Devez-vous parfois régler des contentieux entre adhérents ?

Oui cela arrive. Chacun fait un pas, ce n’est pas forcément plus facile, mais le fait d’appartenir à la même fédération aide à trouver une solution.

Est-ce que les problématiques liées à la hausse des prix des matériaux – voire leur pénurie -poussent à une hausse de contentieux.

Pas encore. En revanche, les adhérents nous posent de nombreuses questions en amont, nous sommes dans le conseil. Nous avons d’ailleurs fait sur ces sujets de l’information auprès des adhérents, et une réunion début mai. Ils savent qu’ils peuvent nous solliciter au cas par cas.  Mais pour l’instant, nous n’avons pas eu de litiges dans ce domaine qui nécessitent de la médiation. Cela dit, on s’attend à ce que ce soit plus compliqué à la rentrée.

Comment peuvent faire les chefs d’entreprise qui voient leurs marges s’annuler ?

Pour l’instant, la solution c’est la négociation. En marchés privés, il n’y a pas d’autre choix. Nous proposons des courriers-type qui permettent d’entamer les négociations, et ensuite c’est au cas par cas. Nous proposons également des recommandations pour leurs marchés à venir. Nous leur conseillons par exemple de faire un devis avec un délai court et d’insérer des clauses de révision.

Leurs devis sont descendus à un mois de validité ? 

Il y a même des devis fournisseurs valables quelques heures seulement. Cela met les adhérents dans une position très inconfortable.

Avez-vous déjà eu des contentieux pour des chantiers arrêtés ou simplement refusés ?

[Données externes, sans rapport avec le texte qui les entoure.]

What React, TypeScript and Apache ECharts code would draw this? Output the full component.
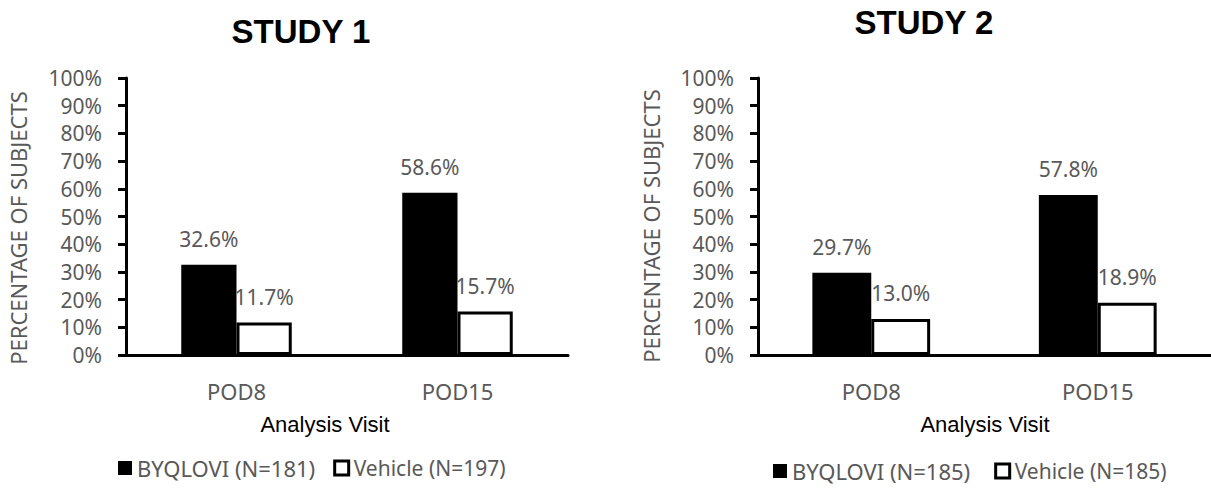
import React, { useEffect, useRef } from "react";
import * as echarts from "echarts";

const categories = ["POD8", "POD15"];
const study1Byqlovi = [32.6, 58.6];
const study1Vehicle = [11.7, 15.7];
const study2Byqlovi = [29.7, 57.8];
const study2Vehicle = [13.0, 18.9];
const study1Names = ["BYQLOVI (N=181)", "Vehicle (N=197)"];
const study2Names = ["BYQLOVI (N=185)", "Vehicle (N=185)"];
const titles = ["STUDY 1", "STUDY 2"];
const yAxisTitle = "PERCENTAGE OF SUBJECTS";
const xAxisTitle = "Analysis Visit";
const yMin = 0;
const yMax = 100;
const yStep = 10;

const FONT = "'Noto Sans', sans-serif";
const GREY = "#595959";

export default function App() {
  const ref = useRef<HTMLDivElement>(null);
  useEffect(() => {
    if (!ref.current) return;
    const chart = echarts.init(ref.current, null, { renderer: "svg" });

    const mkX = (gridIndex: number) => ({
      type: "category",
      gridIndex,
      data: categories,
      axisLine: { show: true, lineStyle: { color: "#000", width: 3 } },
      axisTick: { show: false },
      axisLabel: { color: GREY, fontSize: 22, fontFamily: FONT, margin: 25 },
    });
    const mkY = (gridIndex: number) => ({
      type: "value",
      gridIndex,
      min: yMin,
      max: yMax,
      interval: yStep,
      splitLine: { show: false },
      axisLine: { show: true, lineStyle: { color: "#000", width: 3 } },
      axisTick: { show: true, inside: false, length: 8, lineStyle: { color: "#000", width: 3 } },
      axisLabel: {
        color: GREY,
        fontSize: 21,
        fontFamily: FONT,
        margin: 24,
        formatter: (v: number) => `${v}%`,
      },
    });
    const label = {
      show: true,
      position: "top",
      distance: 15,
      color: GREY,
      fontSize: 21,
      fontFamily: FONT,
      formatter: (p: any) => `${Number(p.value).toFixed(1)}%`,
    };
    const blackStyle = { color: "#000", borderColor: "#000", borderWidth: 0 };
    const whiteStyle = { color: "#fff", borderColor: "#000", borderWidth: 3 };

    const textEl = (text: string, x: number, y: number, font: any, rotation = 0) => ({
      type: "text",
      x,
      y,
      rotation,
      style: {
        text,
        x: 0,
        y: 0,
        align: "center",
        verticalAlign: "middle",
        ...font,
      },
    });
    const titleFont = { fontSize: 33, fontWeight: "bold", fontFamily: "'Liberation Sans', Arial, sans-serif", fill: "#000" };
    const axisTitleFont = { fontSize: 22, fontFamily: "'Liberation Sans', Arial, sans-serif", fill: "#000" };
    const yTitleFont = { fontSize: 22, fontFamily: FONT, fill: GREY };

    const legendData = (names: string[]) => [
      { name: names[0], itemStyle: { color: "#000", borderWidth: 0 }, textStyle: { fontSize: 22 } },
      { name: names[1], itemStyle: { color: "#fff", borderColor: "#000", borderWidth: 3 }, textStyle: { fontSize: 21 } },
    ];
    const legendBase = {
      padding: 0,
      icon: "rect",
      itemWidth: 14,
      itemHeight: 14,
      textStyle: { color: GREY, fontSize: 22, fontFamily: FONT },
    };

    chart.setOption({
      animation: false,
      backgroundColor: "#fff",
      grid: [
        { left: 126, right: 643, top: 78, bottom: 137, containLabel: false },
        { left: 758, right: -6, top: 78, bottom: 137, containLabel: false },
      ],
      xAxis: [mkX(0), mkX(1)],
      yAxis: [mkY(0), mkY(1)],
      legend: [
        { ...legendBase, data: legendData(study1Names), left: 118, top: 457, itemGap: 18 },
        { ...legendBase, data: legendData(study2Names), left: 773, top: 460, itemGap: 24 },
      ],
      series: [
        { type: "bar", name: study1Names[0], xAxisIndex: 0, yAxisIndex: 0, data: study1Byqlovi, barWidth: "25%", barGap: "0%", itemStyle: blackStyle, label },
        { type: "bar", name: study1Names[1], xAxisIndex: 0, yAxisIndex: 0, data: study1Vehicle, barWidth: "25%", barGap: "0%", itemStyle: whiteStyle, label },
        { type: "bar", name: study2Names[0], xAxisIndex: 1, yAxisIndex: 1, data: study2Byqlovi, barWidth: "26%", barGap: "0%", itemStyle: blackStyle, label },
        { type: "bar", name: study2Names[1], xAxisIndex: 1, yAxisIndex: 1, data: study2Vehicle, barWidth: "26%", barGap: "0%", itemStyle: whiteStyle, label },
      ],
      graphic: [
        textEl(titles[0], 301, 31, titleFont),
        textEl(titles[1], 924, 22, titleFont),
        textEl(xAxisTitle, 325, 424, axisTitleFont),
        textEl(xAxisTitle, 985, 424, axisTitleFont),
        textEl(yAxisTitle, 18, 228, yTitleFont, Math.PI / 2),
        textEl(yAxisTitle, 651, 226, yTitleFont, Math.PI / 2),
      ],
    });
    return () => chart.dispose();
  }, []);
  return (
    <div
      ref={ref}
      style={{ position: "fixed", left: 0, top: 0, width: 1211, height: 492, background: "#fff" }}
    />
  );
}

Nous avons en effet des adhérents qui décident de ne pas intervenir malgré la signature du marché, ils prennent le risque de se désengager, car de plus en plus se trouvent face à une situation où ils perdent beaucoup d’argent sur un chantier. C’est alors une situation très compliquée pour le chef d’entreprise : arbitrer entre des risques juridiques et une problématique de trésorerie à court terme.